Prof Henry Newton Dickson [1] (24 June 1866 – 2 April 1922) was a Scottish geographer, meteorologist and oceanographer from Edinburgh.[2]
He was strongly involved in the later phases of the deciphering of the masses of data from the Challenger expedition whose final findings were not published until 1895.
He was born in Edinburgh on 24 June 1866 the son of William Dickson FRSE (1817-1889), a paper manufacturer with James Dickson & Co. He was raised at the family home at 38 York Place in the New Town, an elegant Georgian townhouse.[3] His early education was at the Edinburgh Collegiate School.[4]
Dickson studied at the University of Edinburgh under P. G. Tait and G. Chrystal.[2] He received an M.A. and a D.Sc. from the University of Oxford, where he had learnt much from the eminent geographer, Halford Mackinder.[5]

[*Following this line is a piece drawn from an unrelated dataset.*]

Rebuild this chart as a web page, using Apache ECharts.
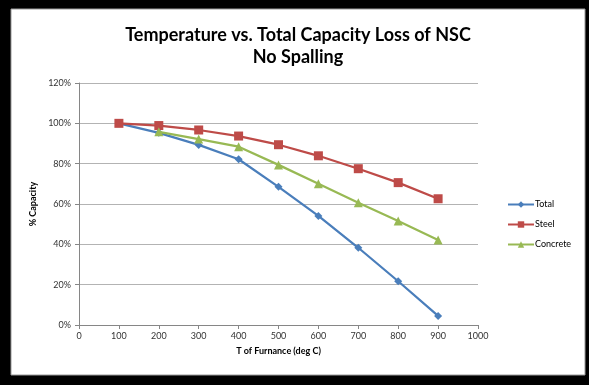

In 1888, aged only 21, he was elected a Fellow of the Royal Society of Edinburgh, one of the youngest Fellows ever elected. His proposers were Peter Guthrie Tait, Sir John Murray, Alexander Buchan and George Chrystal.
From 1906 to 1920 he was a professor of geography at University College, Reading. During the First World War he was seconded as Head of the Geographical Section, to the Naval Intelligence Division of the Admiralty. He was President of the Royal Meteorological Society in 1911–1912 and President of Section E (Geography and Ethnology) of the British Association in 1913.[6]
He died in Edinburgh on 2 April 1922.
Dickson married Margaret Stephenson in 1891.